それならばと、捨てていいものとダメなものを自分で分けてくれるよう頼んだのだが、その場ではいったん「分かった、やっとく」と言うものの、待てど暮らせど着手してくれる気配がない。しびれを切らして「まだ?」と言うと、また逆ギレする。服と同様、古い鍋釜や大量の食器も、整理がまったく進まなかった。

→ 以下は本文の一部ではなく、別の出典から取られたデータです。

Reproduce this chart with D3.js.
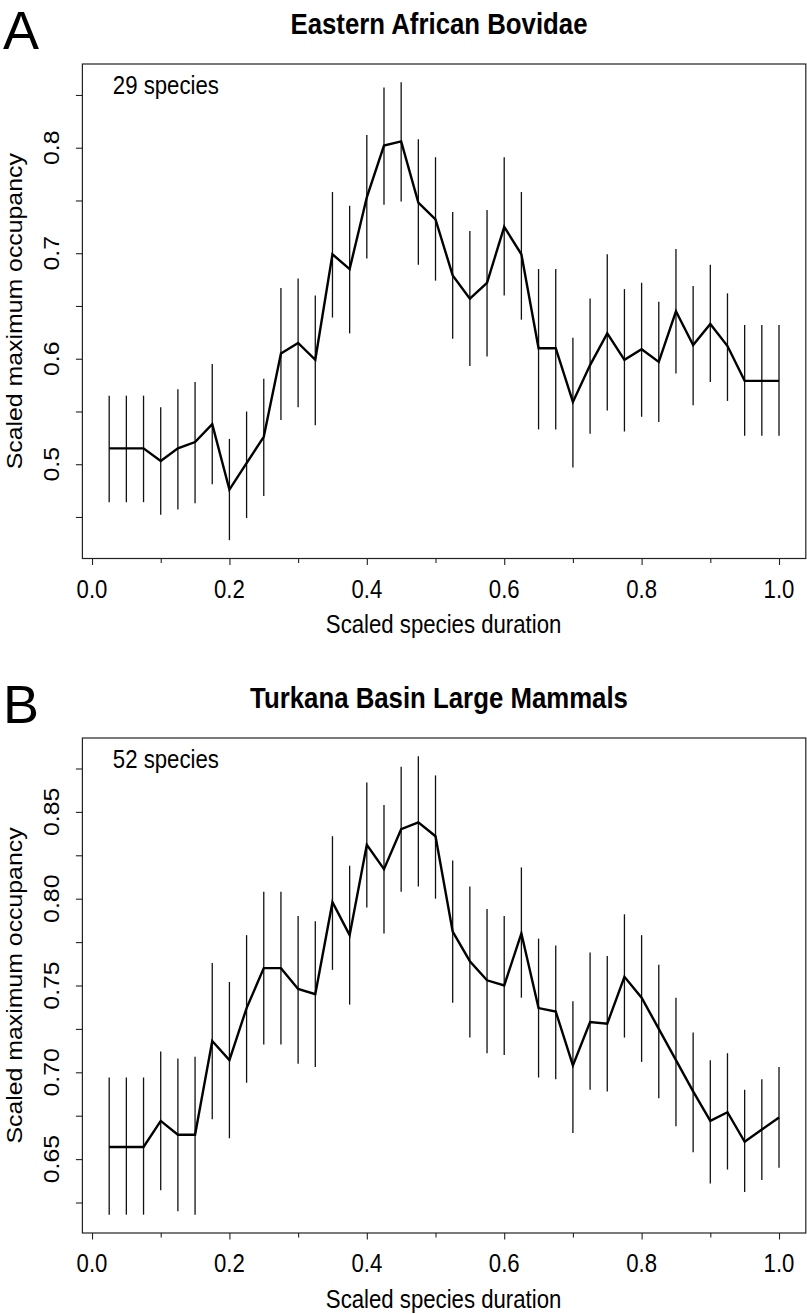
<!DOCTYPE html>
<html><head><meta charset="utf-8">
<script src="https://cdn.jsdelivr.net/npm/d3@7"></script>
<style>body{margin:0;background:#fff} svg{display:block} text{font-family:"Liberation Sans",Arial,Helvetica,sans-serif;fill:#000}</style>
</head><body><svg id="c" width="807" height="1314"></svg>
<script>
const durations = [0.025,0.05,0.075,0.1,0.125,0.15,0.175,0.2,0.225,0.25,0.275,0.3,0.325,0.35,0.375,0.4,0.425,0.45,0.475,0.5,0.525,0.55,0.575,0.6,0.625,0.65,0.675,0.7,0.725,0.75,0.775,0.8,0.825,0.85,0.875,0.9,0.925,0.95,0.975,1.0];

const meanA  = [0.515,0.515,0.515,0.503,0.515,0.521,0.538,0.476,0.501,0.526,0.605,0.615,0.599,0.699,0.685,0.753,0.802,0.806,0.748,0.732,0.679,0.657,0.672,0.725,0.699,0.610,0.610,0.559,0.594,0.624,0.599,0.609,0.597,0.645,0.613,0.633,0.612,0.579,0.579,0.579];
const lowerA = [0.464,0.464,0.464,0.452,0.457,0.463,0.481,0.428,0.449,0.470,0.542,0.554,0.537,0.639,0.624,0.695,0.746,0.749,0.689,0.674,0.619,0.593,0.602,0.660,0.637,0.533,0.533,0.497,0.529,0.551,0.531,0.545,0.540,0.586,0.556,0.578,0.560,0.527,0.527,0.527];
const upperA = [0.565,0.565,0.565,0.554,0.571,0.578,0.595,0.524,0.550,0.581,0.667,0.676,0.660,0.758,0.745,0.812,0.857,0.862,0.808,0.791,0.739,0.721,0.741,0.791,0.758,0.685,0.685,0.620,0.657,0.699,0.666,0.672,0.654,0.704,0.669,0.689,0.662,0.632,0.632,0.632];

const meanB  = [0.657,0.657,0.657,0.672,0.664,0.664,0.718,0.707,0.737,0.760,0.760,0.748,0.745,0.798,0.779,0.831,0.817,0.840,0.844,0.836,0.781,0.764,0.753,0.750,0.780,0.737,0.735,0.704,0.729,0.728,0.755,0.743,0.725,0.707,0.689,0.672,0.677,0.660,0.667,0.674];
const lowerB = [0.618,0.618,0.618,0.632,0.620,0.618,0.673,0.662,0.694,0.716,0.716,0.705,0.703,0.759,0.739,0.795,0.780,0.804,0.807,0.800,0.740,0.720,0.711,0.710,0.743,0.697,0.696,0.665,0.690,0.689,0.720,0.706,0.685,0.669,0.654,0.636,0.644,0.631,0.638,0.645];
const upperB = [0.697,0.697,0.697,0.712,0.708,0.709,0.763,0.752,0.779,0.804,0.804,0.790,0.787,0.836,0.819,0.867,0.854,0.876,0.882,0.871,0.822,0.807,0.794,0.790,0.818,0.777,0.773,0.741,0.769,0.767,0.791,0.779,0.762,0.743,0.723,0.707,0.711,0.690,0.696,0.703];

const xMajorTicks = [0, 0.2, 0.4, 0.6, 0.8, 1.0];
const xMinorTicks = [0.1, 0.3, 0.5, 0.7, 0.9];
const yMajorTicksA = [0.5, 0.6, 0.7, 0.8];
const yMinorTicksA = [0.45, 0.55, 0.65, 0.75, 0.85];
const yMajorTicksB = [0.65, 0.70, 0.75, 0.80, 0.85];
const yMinorTicksB = [0.625, 0.675, 0.725, 0.775, 0.825, 0.875];

const panels = [
  {letter:"A", title:"Eastern African Bovidae", note:"29 species", mean:meanA, lower:lowerA, upper:upperA,
   yMajor:yMajorTicksA, yMinor:yMinorTicksA, fmt:d3.format(".1f"), top:64, bottom:558.5},
  {letter:"B", title:"Turkana Basin Large Mammals", note:"52 species", mean:meanB, lower:lowerB, upper:upperB,
   yMajor:yMajorTicksB, yMinor:yMinorTicksB, fmt:d3.format(".2f"), top:738, bottom:1233}
];

const svg = d3.select("#c");
const left = 82.4, right = 805.8;
const fs = 22.2, sy = 1.12;

function ext(lo, hi){ const d=(hi-lo)*0.04; return [lo-d, hi+d]; }
function hText(g, x, y, str, size, opts={}) {
  const t = g.append("text").attr("transform",`translate(${x},${y}) scale(1,${sy})`)
    .attr("font-size",size).attr("text-anchor",opts.anchor||"start").text(str);
  if (opts.bold) t.attr("font-weight","bold");
  return t;
}
function vText(g, x, y, str, size) {
  return g.append("text").attr("transform",`translate(${x},${y}) rotate(-90) scale(${sy},1)`)
    .attr("dy","0.36em").attr("font-size",size).attr("text-anchor","middle").text(str);
}

panels.forEach(p => {
  const x = d3.scaleLinear().domain(ext(d3.min(durations), d3.max(durations))).range([left, right]);
  const y = d3.scaleLinear().domain(ext(d3.min(p.lower), d3.max(p.upper))).range([p.bottom, p.top]);
  const g = svg.append("g");

  // box
  g.append("rect").attr("x", left).attr("y", p.top).attr("width", right-left).attr("height", p.bottom-p.top)
    .attr("fill","none").attr("stroke","#222").attr("stroke-width",1.2);

  // x axis ticks
  const gx = g.append("g").attr("transform",`translate(0,${p.bottom})`)
    .call(d3.axisBottom(x).tickValues(xMajorTicks).tickSize(6.5).tickSizeOuter(0).tickFormat(""));
  gx.select(".domain").remove();
  gx.selectAll(".tick line").attr("stroke","#222").attr("stroke-width",1.1);
  const gxm = g.append("g").attr("transform",`translate(0,${p.bottom})`)
    .call(d3.axisBottom(x).tickValues(xMinorTicks).tickSize(4.5).tickSizeOuter(0).tickFormat(""));
  gxm.select(".domain").remove();
  gxm.selectAll(".tick line").attr("stroke","#222").attr("stroke-width",1.1);
  xMajorTicks.forEach(v => hText(g, x(v), p.bottom+39, d3.format(".1f")(v), fs, {anchor:"middle"}));

  // y axis ticks
  const gy = g.append("g").attr("transform",`translate(${left},0)`)
    .call(d3.axisLeft(y).tickValues(p.yMajor).tickSize(6.5).tickSizeOuter(0).tickFormat(""));
  gy.select(".domain").remove();
  gy.selectAll(".tick line").attr("stroke","#222").attr("stroke-width",1.1);
  const gym = g.append("g").attr("transform",`translate(${left},0)`)
    .call(d3.axisLeft(y).tickValues(p.yMinor).tickSize(6.5).tickSizeOuter(0).tickFormat(""));
  gym.select(".domain").remove();
  gym.selectAll(".tick line").attr("stroke","#222").attr("stroke-width",1.1);
  p.yMajor.forEach(v => vText(g, 50.5, y(v), p.fmt(v), fs));

  // axis titles
  hText(g, (left+right)/2 - 0.5, p.bottom+74.5, "Scaled species duration", fs, {anchor:"middle"});
  vText(g, 13.5, (p.top+p.bottom)/2, "Scaled maximum occupancy", fs);

  // title
  hText(g, 439, p.top-30, p.title, 25.8, {anchor:"middle", bold:true});
  // panel letter
  g.append("text").attr("x",3).attr("y",p.top-15).attr("font-size",54).text(p.letter);
  // note
  hText(g, 112.8, p.top+30, p.note, fs);

  // error bars
  g.append("g").selectAll("line").data(durations).join("line")
    .attr("x1",(d)=>x(d)).attr("x2",(d)=>x(d))
    .attr("y1",(d,i)=>y(p.lower[i])).attr("y2",(d,i)=>y(p.upper[i]))
    .attr("stroke","#111").attr("stroke-width",1.3);

  // mean line
  const line = d3.line().x((d)=>x(d[0])).y((d)=>y(d[1]));
  g.append("path").datum(durations.map((d,i)=>[d,p.mean[i]])).attr("d",line)
    .attr("fill","none").attr("stroke","#000").attr("stroke-width",2.4).attr("stroke-linejoin","miter");
});
</script></body></html>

さらに困難を極めたのは、家具の整理だ。タンスやチェストなど、ほとんど壊れかけのものが多数あったので、ハハに

「これとこれはもう傷んでて使えないから捨てるね?」

と確認し、ハハも了承したので玄関脇の車庫に運び出し、市に連絡して粗大ゴミとして回収して貰う手続きをとった。
ところがその日の午後、職場に回収業者から電話が入る。

「すみません、事前に申請があった数より、出されている物がだいぶ少ないんですが…」

まさかと思って仕事帰りに実家に行ってみると、案の定、いくつかの家具が部屋の中に戻されていた。ハハがわざわざご近所さんの手を借りて、運び込んだのだ。その時もやはり

「私のものを黙って勝手に捨てないで!これはね、まだ使うんです!」

とたいそうご立腹で、自分が捨てていいと許可したことなどまったく覚えていなかった

このままでは、いっこうに引っ越しの下準備が終わらない。だんだんハハの認知症がどういうものか分かってきた僕たちは、戦法を変えることにした

1.何年も放置されてきたものはハハにとって必要がないし覚えてもいないものなので、それに関してはいちいち許可を取らず、自分たちの判断で捨てる。
2.ゴミの分別と袋詰めの作業は、母の目がある週末ではなく、ハハが書道教室へ行くために外出する火曜日の日中に行う。
3.ゴミは、ハハが気づかないタイミングでコソッと出すか、車で実家からマンションに持ち帰ってマンションのゴミ捨て場に出す。

これらのやり方は、なかなか上手くいった。滞り気味だった引越し準備は、ようやく進み始めた。

 

【害虫駆除が必要です】

そんなある日のこと。ハハがたちの悪い不動産屋にまったく利用価値のない土地を売りつけられていた事件がずっと頭の片隅に引っかかっていた僕は、ふと、他にも同じような事例があったのではないかと思い、いつもハハが無造作に書類を突っ込んでいる引き出しを開け、ひとつひとつ内容を確認してみた。

すると…やはりあった。あやしいシロアリ駆除業者が出した、床下工事の見積もりが出てきたではないか。業者は家に上がり込んで床下に潜ったらしく、何枚もの「それっぽい証拠写真」が添付してあり、工事費用は250万円と計上されていた。
幸いにも、これは見積もりで終わっており、実際に施工はされていなかった。ホッと胸をなでおろしたが、同時に、別の不安がムクムクと頭をもたげてきた。
一体、ハハには何匹の虫が寄ってきていたのか?これはもっと真剣に調べる必要がありそうだった。